Give back exactly the lines from the one with "Write a Python" through the one with "665, 670, 0]", inclusive, without the images.

Records with drawing code:

━━━

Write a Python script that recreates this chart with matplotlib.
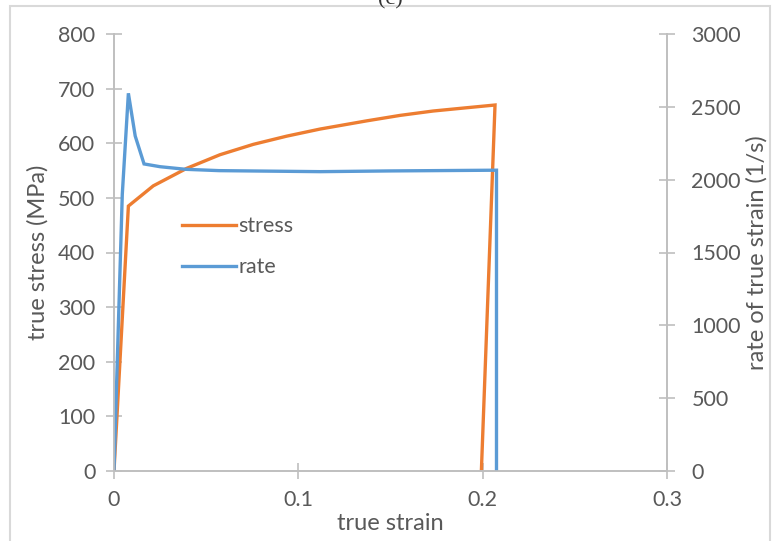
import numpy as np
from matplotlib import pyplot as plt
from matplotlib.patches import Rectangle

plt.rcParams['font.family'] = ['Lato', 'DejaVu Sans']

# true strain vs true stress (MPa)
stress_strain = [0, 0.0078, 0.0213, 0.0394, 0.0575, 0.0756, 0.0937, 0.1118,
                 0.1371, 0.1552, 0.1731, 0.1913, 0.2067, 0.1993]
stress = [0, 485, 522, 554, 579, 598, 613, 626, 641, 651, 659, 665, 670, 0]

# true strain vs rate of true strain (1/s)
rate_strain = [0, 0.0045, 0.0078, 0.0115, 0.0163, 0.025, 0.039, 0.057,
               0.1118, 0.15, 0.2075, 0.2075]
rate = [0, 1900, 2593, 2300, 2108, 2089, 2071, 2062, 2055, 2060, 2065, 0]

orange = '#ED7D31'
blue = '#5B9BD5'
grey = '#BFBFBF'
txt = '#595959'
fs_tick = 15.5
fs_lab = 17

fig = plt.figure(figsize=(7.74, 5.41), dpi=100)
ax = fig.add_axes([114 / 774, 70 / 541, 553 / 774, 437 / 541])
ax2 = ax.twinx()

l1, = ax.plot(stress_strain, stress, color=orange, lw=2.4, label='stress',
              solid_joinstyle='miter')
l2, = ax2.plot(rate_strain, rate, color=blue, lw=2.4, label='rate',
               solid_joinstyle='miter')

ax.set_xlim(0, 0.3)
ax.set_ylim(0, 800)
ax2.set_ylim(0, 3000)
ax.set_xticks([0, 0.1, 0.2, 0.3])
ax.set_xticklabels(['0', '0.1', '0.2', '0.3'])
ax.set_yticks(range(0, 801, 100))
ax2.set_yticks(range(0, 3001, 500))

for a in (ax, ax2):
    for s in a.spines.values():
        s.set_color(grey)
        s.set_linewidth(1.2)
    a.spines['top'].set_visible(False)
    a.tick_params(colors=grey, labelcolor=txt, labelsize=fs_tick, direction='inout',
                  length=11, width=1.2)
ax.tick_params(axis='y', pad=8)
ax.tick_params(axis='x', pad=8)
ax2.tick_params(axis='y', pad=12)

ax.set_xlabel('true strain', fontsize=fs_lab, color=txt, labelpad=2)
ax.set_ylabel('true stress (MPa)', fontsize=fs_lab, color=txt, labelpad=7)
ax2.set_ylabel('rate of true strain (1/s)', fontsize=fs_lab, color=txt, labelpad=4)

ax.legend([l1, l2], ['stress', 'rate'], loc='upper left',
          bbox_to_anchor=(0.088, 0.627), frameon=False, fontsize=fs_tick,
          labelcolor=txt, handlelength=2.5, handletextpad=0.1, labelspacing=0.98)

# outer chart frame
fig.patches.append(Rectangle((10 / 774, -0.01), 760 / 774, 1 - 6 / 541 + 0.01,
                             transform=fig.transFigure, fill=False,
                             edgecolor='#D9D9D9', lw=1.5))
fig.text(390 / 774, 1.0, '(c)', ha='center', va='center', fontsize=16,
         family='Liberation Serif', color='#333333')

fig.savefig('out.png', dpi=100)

━━━

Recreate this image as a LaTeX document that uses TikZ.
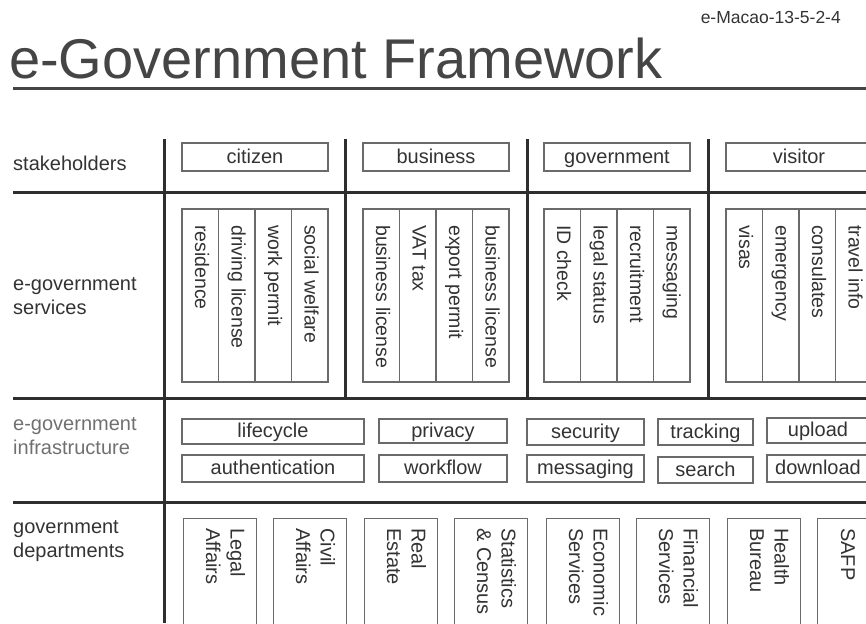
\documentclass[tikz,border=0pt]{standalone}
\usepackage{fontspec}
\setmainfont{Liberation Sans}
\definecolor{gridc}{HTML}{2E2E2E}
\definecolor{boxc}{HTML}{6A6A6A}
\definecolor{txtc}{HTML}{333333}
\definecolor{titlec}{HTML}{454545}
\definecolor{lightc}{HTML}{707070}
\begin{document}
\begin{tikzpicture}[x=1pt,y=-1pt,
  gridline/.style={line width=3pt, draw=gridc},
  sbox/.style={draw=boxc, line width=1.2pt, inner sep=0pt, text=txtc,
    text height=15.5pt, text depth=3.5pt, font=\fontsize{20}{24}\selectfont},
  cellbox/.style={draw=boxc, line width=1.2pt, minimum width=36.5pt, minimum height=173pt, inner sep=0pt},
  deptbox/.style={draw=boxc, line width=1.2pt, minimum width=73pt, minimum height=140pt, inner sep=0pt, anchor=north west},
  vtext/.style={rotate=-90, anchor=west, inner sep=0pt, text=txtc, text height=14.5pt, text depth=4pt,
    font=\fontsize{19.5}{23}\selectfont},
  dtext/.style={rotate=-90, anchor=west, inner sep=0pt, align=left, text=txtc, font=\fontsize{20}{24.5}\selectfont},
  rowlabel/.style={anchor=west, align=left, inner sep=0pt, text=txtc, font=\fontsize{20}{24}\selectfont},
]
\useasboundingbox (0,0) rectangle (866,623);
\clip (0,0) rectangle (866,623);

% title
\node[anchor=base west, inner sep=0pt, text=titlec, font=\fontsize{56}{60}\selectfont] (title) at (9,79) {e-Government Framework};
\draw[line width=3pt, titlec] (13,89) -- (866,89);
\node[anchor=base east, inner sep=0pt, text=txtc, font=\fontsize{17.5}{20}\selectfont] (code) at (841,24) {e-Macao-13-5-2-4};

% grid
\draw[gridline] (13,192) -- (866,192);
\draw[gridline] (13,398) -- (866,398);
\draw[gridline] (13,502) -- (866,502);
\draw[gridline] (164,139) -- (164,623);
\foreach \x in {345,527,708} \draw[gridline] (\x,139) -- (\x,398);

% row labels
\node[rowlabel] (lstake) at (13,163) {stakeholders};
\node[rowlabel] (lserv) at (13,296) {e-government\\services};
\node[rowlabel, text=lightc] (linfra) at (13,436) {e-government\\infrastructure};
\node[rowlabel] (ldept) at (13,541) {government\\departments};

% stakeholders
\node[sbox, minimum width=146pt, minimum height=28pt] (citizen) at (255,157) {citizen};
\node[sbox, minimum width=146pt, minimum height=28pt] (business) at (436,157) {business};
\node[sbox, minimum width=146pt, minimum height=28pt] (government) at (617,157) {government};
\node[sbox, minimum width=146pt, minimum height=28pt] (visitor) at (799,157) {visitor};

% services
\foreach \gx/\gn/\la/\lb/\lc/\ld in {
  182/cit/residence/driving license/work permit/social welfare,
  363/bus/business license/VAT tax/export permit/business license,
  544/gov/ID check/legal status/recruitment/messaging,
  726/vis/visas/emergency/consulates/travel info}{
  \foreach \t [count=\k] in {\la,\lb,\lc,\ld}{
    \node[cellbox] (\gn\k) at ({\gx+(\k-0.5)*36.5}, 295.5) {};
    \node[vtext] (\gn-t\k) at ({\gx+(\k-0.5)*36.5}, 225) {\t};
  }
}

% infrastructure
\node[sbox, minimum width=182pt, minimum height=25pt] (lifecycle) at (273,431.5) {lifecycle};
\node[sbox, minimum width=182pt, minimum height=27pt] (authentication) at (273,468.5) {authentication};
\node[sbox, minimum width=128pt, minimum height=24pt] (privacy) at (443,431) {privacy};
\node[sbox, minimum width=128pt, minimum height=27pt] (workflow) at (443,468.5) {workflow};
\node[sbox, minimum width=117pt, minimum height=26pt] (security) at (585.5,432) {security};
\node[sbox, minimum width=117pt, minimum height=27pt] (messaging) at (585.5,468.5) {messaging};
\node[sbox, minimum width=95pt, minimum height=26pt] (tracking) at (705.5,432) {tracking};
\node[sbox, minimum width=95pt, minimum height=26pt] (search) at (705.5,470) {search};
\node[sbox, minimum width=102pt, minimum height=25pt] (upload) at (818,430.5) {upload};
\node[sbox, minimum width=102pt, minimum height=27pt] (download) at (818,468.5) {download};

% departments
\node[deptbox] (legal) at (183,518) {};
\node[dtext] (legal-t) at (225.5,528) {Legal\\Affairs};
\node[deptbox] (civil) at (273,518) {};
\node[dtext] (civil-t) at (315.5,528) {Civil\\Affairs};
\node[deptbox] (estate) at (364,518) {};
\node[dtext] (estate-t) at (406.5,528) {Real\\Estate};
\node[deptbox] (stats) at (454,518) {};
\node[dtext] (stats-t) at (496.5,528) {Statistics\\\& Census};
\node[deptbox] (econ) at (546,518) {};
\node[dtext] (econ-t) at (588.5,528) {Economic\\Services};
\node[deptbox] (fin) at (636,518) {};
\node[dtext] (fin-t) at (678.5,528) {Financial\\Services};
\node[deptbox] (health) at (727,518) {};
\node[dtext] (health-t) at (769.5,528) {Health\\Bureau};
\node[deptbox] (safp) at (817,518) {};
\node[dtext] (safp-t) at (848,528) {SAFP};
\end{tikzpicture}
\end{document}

━━━

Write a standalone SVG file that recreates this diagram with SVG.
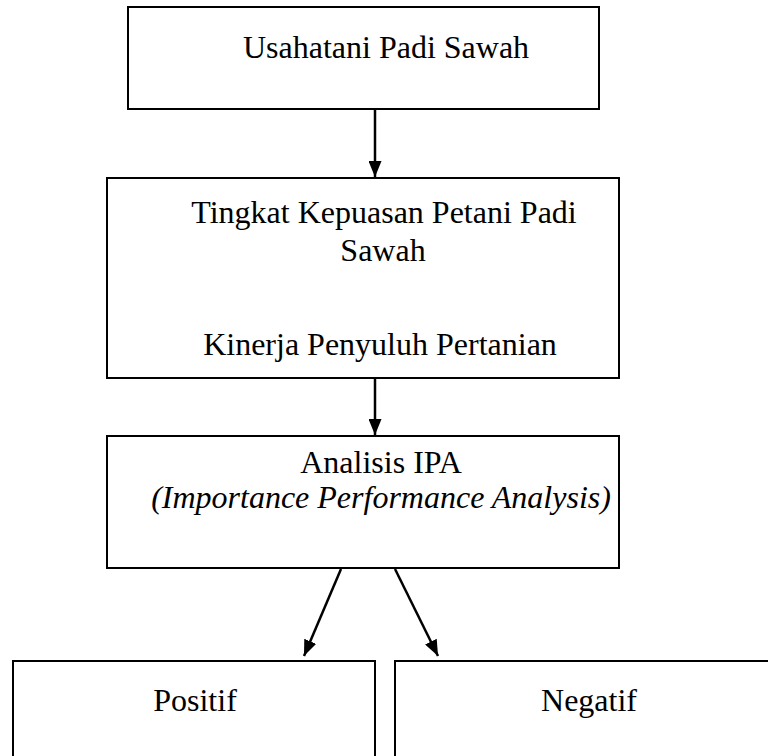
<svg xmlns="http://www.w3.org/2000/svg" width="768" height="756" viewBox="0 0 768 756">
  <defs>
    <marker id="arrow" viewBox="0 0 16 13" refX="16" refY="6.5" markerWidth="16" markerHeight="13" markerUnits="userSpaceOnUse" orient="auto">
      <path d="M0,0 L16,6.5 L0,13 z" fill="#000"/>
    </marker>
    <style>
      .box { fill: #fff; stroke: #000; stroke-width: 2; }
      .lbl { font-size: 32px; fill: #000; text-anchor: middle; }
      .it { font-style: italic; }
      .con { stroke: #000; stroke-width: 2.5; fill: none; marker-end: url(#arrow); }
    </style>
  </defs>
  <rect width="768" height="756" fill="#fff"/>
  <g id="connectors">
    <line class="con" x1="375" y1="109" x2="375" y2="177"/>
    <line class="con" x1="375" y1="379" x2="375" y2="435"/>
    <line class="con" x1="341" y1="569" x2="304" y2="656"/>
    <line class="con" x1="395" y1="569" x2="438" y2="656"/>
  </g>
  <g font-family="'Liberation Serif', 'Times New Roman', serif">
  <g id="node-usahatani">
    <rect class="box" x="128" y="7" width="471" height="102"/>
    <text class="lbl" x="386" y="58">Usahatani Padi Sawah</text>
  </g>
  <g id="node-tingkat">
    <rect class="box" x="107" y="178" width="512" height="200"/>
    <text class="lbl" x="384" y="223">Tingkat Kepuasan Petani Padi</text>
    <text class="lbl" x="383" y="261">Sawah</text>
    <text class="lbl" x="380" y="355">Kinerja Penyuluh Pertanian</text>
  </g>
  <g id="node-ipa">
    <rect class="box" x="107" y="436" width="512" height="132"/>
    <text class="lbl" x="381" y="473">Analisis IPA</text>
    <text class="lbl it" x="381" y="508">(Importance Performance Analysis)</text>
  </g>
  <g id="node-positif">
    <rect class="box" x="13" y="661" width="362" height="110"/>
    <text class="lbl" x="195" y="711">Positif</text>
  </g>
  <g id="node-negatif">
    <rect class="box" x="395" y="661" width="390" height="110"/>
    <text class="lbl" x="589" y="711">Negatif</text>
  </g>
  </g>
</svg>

━━━

_TASK SOLUTION_
Write a Python script that recreates this chart with matplotlib.
import numpy as np
from matplotlib import pyplot as plt
from matplotlib.patches import Rectangle

plt.rcParams['font.family'] = ['Lato', 'DejaVu Sans']

# true strain vs true stress (MPa)
stress_strain = [0, 0.0078, 0.0213, 0.0394, 0.0575, 0.0756, 0.0937, 0.1118,
                 0.1371, 0.1552, 0.1731, 0.1913, 0.2067, 0.1993]
stress = [0, 485, 522, 554, 579, 598, 613, 626, 641, 651, 659, 665, 670, 0]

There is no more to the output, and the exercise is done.